Thursday, March 26, 2009


Citations. Rags. Stubs. Scratch 'em. Fang 'em. Bang one out.

Every now and then I go back into my blog archive and read some of my old posts. The other day it dawned on me that it sounds like I really enjoy writing people tickets. Well, sounds can be deceiving.

From the apparent tone of my posts, I appear to get a kick out of issuing people citations and pissing them off. This could not be further from the truth. I don't enjoy giving people tickets. I do it because it's my job. I do it to keep the roads a little safer. I do it to save people from their own piss poor driving. I do it to educate people.

I do, however, enjoy sharing the better ones with my readers.

When I issue a driver a citation, I have seen a violation of the Vehicle Code, and I am taking action as a result of what I have seen. If I am not 100% certain of what I've seen, and that you are the person I saw doing it, I will not issue you a ticket. That avoids the famous "bullshit ticket" everyone claims they have gotten. I guarantee you didn't get it from me.

Don't get me wrong. There are some citations I do truly love giving out. When a driver lays into me as soon as I walk up their window, that driver has immediately failed the attitude test, and I will thoroughly enjoy citing them. When I stop a driver who is unlicensed or suspended, I feel good about citing that person. When I am investigating a collision, I don't mind citing the at fault driver for the cause of the collision.

What I don't enjoy, is citing the nice, polite drivers who talk to me like I am a human being. In other words, about 95% of the drivers I stop. I usually cite them anyway though, because that's what the powers that be pay me to do.

These are the people for whom I feel the need to go the extra mile to "sell the product" so to speak. These are the folks who thank me when I leave.
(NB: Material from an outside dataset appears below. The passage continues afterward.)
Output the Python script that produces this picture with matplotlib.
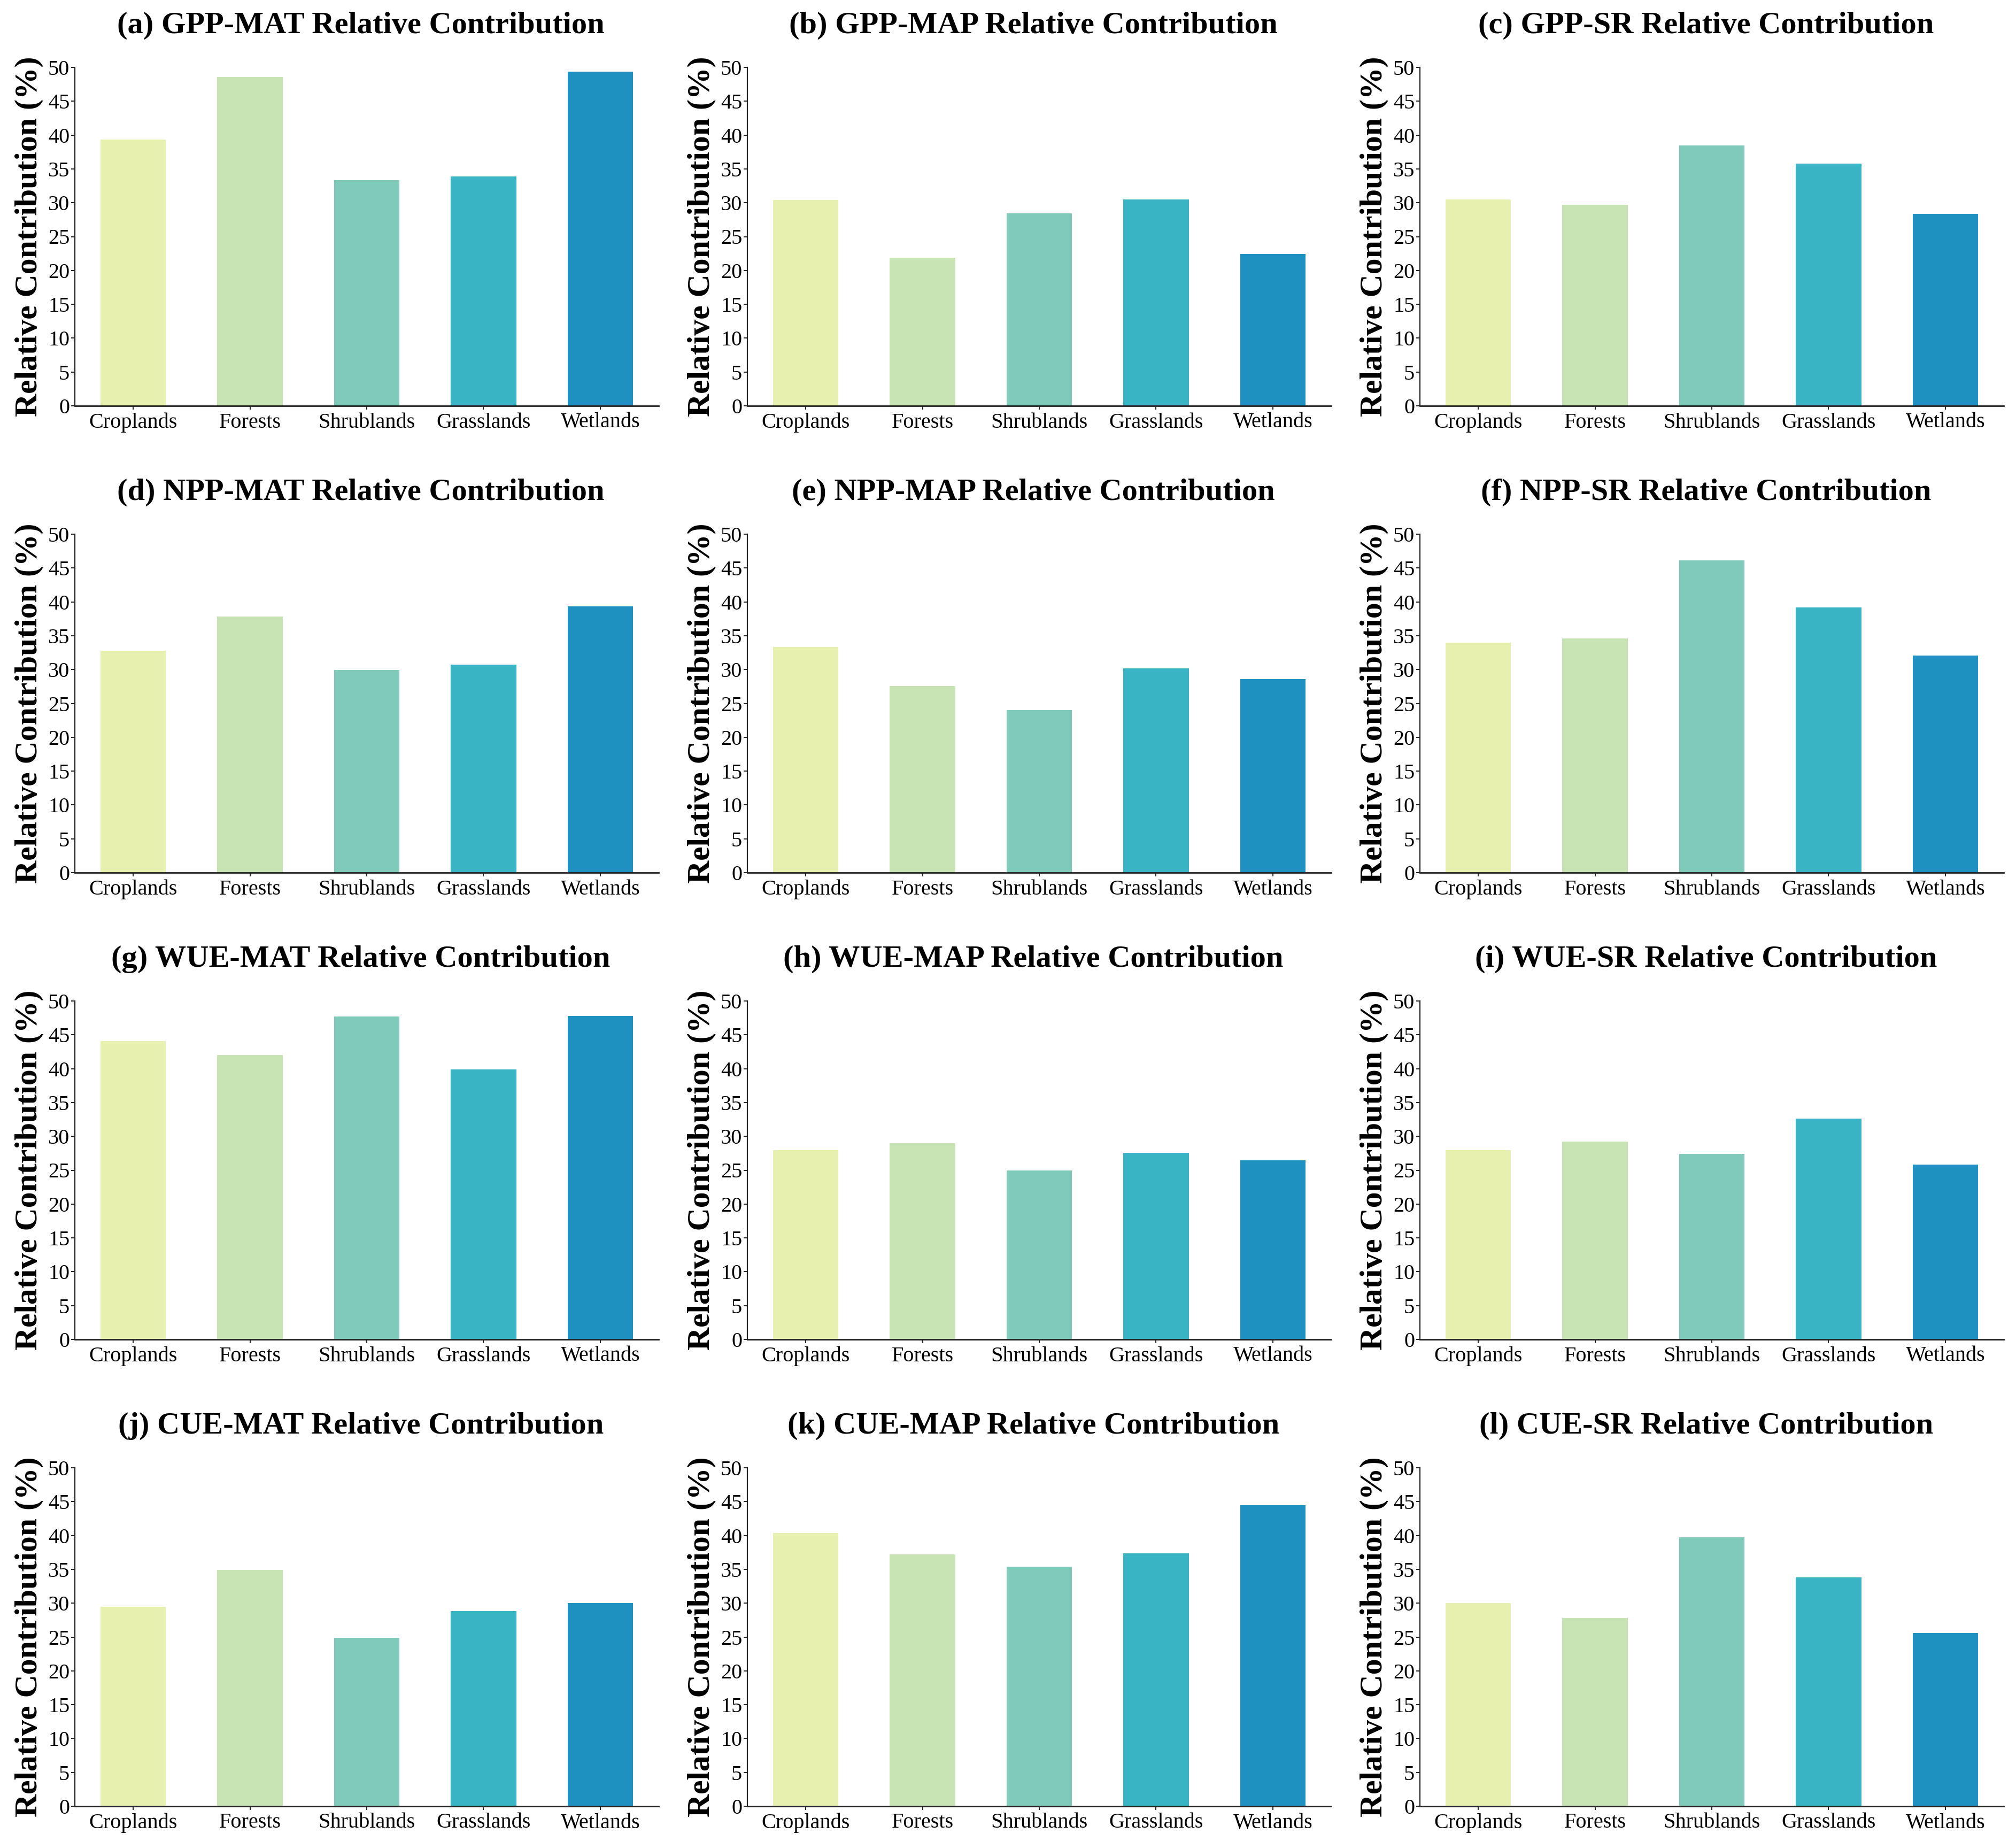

Even though I have ruined this person's day, I still feel like I leave them feeling satisfied if not necessarily happy.

So, no. I don't enjoy pissing people off. I don't enjoy citing most people.

So don't go getting any ideas...


mike said...

I was thankful for a ticket I got a few years ago. Well, not thankful for the ticket itself, but for the warning that came with it.

I was out Sunday driving, heading south on a dirt road when I came to a blacktop. As the officer said, I came to a complete stop, no problem at all in that regard.

However, I then immediately proceeded to pull right in front of the oncoming officer, not seeing him at all!

I had barely crossed the road and looked in my mirror to see the flashing lights. I was shocked, I mean I had just pulled out from a stop, I wasn't speeding, weaving or anything, plus, where did he come from?!?

So I pulled over, and a shaken, white-faced officer came up to my window and asked if I knew why he had stopped me. I told him, I had no idea, and he explained I had just pulled out in front of him so close that if he had been a speeding teenager, he would have t-boned my car.

I've never seen an officer so shaken up, and when I realized the implications of what he told me, I was pretty upset myself. He apologized but said he had to write me up. I didn't thank him, but I should have, for now I always look both ways before pulling out.

I don't know how or when I got in the habit of just glancing, and not really seeing, if anything was coming, but after the ticket I remembered a couple of times where I had been upset that someone had pulled out in front of me ... or so I thought. I then realized what had probably happened.

Anyway, long story, I hadn't really shared this before (maybe I'll post it on my site :-) but I really was thankful because I truly believe he saved my life. Not that day, but one day soon, I would have done the same thing with disastrous results.

Officer "Smith" said...

Thanks for sharing that Mike. That's exactly how I explain citations to most of my drivers. Reminders.

Leslie said...

Before I got into Law Enforcement, I always thanked an officer if they pulled me over and gave me a ticket. I always knew they were just doing their job.